De poésie (et d’art même avec le théâtre également), il en sera fortement question dans « The last black man in San Francisco »). Il s’en dégage constamment des élans au travers de plans merveilleux ou de certaines séquences aux envolées lyriques d’une puissance rare comme lorsque cet itinérant entonne le mythique « San Francisco » de Scott McKenzie à cappella. Si le film se rêve en fresque sociale sur la gentrification de la ville et la séparation toujours prégnante entre noirs et blancs, le message est parfois un peu sibyllin et on y voit surtout une déclaration d’amour à cette légendaire cité californienne, et surtout à ses coins moins touristiques et donc moins connus et moins montrés au cinéma tels que les collines de Twin Peaks ou le quartier de Filmore. En revanche, on aurait aimé que cette poésie nous emporte tout au long du film, comme elle le fait dans les premières séquences.
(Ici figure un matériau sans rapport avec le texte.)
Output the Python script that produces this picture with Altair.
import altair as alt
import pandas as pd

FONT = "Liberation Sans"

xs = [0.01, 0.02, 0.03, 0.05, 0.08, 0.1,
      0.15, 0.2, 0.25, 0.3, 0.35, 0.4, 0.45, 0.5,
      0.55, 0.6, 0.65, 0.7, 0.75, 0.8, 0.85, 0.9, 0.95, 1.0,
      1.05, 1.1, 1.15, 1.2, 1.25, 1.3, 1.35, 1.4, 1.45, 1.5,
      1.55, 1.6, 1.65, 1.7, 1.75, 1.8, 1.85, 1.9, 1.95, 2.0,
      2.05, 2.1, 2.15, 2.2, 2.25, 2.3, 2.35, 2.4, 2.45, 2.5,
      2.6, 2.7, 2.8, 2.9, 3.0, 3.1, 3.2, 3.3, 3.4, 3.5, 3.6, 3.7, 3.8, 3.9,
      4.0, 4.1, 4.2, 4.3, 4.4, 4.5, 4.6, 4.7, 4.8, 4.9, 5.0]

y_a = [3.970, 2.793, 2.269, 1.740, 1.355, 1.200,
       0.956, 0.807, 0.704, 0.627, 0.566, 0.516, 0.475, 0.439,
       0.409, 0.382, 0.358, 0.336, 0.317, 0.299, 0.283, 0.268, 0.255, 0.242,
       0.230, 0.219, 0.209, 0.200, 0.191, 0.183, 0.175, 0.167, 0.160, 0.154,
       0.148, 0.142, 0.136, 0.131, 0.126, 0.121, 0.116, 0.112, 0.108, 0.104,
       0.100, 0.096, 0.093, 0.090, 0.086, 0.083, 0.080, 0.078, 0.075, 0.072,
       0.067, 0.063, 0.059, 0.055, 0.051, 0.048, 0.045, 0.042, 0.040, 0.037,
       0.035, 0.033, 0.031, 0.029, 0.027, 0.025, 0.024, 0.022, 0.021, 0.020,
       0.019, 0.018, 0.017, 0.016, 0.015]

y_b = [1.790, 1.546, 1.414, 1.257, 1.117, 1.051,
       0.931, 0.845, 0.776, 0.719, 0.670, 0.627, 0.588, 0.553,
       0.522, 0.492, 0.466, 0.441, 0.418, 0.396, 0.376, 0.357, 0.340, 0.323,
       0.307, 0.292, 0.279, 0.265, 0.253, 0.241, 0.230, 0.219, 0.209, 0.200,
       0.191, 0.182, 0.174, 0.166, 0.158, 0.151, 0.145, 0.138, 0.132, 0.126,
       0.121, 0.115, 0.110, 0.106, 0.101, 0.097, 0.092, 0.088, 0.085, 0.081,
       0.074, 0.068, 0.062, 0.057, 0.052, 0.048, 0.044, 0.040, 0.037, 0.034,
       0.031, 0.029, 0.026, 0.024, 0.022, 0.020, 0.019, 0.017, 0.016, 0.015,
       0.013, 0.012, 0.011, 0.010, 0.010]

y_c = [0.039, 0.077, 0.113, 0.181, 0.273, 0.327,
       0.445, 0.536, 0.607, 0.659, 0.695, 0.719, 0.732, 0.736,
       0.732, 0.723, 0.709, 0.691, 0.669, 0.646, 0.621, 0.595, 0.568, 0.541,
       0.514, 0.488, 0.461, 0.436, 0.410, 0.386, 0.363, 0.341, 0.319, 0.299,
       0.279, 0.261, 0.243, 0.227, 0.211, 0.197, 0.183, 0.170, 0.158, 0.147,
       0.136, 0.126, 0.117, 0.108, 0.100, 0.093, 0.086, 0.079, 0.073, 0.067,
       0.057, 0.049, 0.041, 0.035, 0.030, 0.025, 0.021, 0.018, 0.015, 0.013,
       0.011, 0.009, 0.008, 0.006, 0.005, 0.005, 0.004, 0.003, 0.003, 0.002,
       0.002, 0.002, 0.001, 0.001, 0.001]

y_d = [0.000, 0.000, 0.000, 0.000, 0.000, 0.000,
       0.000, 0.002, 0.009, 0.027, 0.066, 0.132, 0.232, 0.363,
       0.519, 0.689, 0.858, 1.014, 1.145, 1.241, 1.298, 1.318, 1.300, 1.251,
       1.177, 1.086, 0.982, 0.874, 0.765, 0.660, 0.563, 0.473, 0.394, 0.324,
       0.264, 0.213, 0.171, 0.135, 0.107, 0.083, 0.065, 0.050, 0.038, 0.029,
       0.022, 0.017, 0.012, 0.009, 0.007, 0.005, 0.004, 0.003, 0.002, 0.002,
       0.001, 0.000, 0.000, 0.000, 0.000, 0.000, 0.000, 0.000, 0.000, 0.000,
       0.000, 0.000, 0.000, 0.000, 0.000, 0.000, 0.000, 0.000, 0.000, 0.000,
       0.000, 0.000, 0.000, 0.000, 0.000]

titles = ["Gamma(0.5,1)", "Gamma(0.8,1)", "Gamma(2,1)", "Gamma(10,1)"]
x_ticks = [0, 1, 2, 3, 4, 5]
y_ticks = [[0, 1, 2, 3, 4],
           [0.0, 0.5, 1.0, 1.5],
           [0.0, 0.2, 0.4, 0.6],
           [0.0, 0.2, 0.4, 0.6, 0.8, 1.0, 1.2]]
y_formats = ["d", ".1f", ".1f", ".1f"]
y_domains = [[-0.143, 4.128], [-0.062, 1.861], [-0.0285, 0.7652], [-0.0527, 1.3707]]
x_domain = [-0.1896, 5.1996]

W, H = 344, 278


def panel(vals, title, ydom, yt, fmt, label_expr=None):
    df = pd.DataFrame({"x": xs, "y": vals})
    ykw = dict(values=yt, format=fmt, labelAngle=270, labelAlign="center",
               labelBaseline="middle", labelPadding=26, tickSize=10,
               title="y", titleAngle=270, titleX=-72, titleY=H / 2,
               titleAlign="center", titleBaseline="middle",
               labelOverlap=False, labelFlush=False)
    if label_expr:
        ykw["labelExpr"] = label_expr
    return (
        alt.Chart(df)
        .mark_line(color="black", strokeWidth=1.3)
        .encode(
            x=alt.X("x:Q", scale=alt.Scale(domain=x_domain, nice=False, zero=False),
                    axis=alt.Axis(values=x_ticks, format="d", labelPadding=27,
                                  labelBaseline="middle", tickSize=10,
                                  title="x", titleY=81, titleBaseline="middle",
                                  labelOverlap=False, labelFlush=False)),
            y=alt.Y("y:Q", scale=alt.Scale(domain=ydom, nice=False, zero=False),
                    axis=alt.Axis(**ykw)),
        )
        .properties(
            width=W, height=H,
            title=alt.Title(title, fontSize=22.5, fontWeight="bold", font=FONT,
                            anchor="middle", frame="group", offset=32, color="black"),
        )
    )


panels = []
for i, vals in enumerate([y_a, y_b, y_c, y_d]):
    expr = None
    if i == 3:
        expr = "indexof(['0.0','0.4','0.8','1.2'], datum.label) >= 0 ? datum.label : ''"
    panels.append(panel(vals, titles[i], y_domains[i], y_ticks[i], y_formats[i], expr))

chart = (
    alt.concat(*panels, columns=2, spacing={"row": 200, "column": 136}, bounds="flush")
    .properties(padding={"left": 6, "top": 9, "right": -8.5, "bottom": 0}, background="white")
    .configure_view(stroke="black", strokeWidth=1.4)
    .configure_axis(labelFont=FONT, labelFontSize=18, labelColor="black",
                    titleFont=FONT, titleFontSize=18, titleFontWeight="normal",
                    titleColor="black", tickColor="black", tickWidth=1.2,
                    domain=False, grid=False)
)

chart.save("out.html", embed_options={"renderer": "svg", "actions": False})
Or elle nous parvient par bribes, en pointillés, certaines parties plus faibles nous plongeant dans une certaine torpeur.
En effet, il y a un peu trop de non-dits dans la caractérisation des personnages et dans leurs motivations qui nous font parfois un peu décrocher, et la durée du film assortie à des scènes parfois répétitives et/ou inutiles lui sont préjudiciables. C’est dommage car « The last black man in San Francisco » avait tout pour devenir la petite pépite culte en plus de révéler un auteur doué et un réalisateur à la patte singulière. Et comme souvent, si certaines scènes à caractère onirique ou iconoclaste fonctionnent (comme cet homme nu à l’arrêt de bus), d’autres beaucoup moins (la scène de théâtre qui dénote et sonne faux). Et l’émotion est parfois bizarrement contenue alors qu’elle devrait exploser. Ces menus défauts empêchent peut-être le film d’être la perle qu’il aurait pu être mais ne lui enlèvent en rien le fait d’être admirablement différent et sporadiquement envoûtant. Rien que par le pouvoir de ces belles images enchanteresses.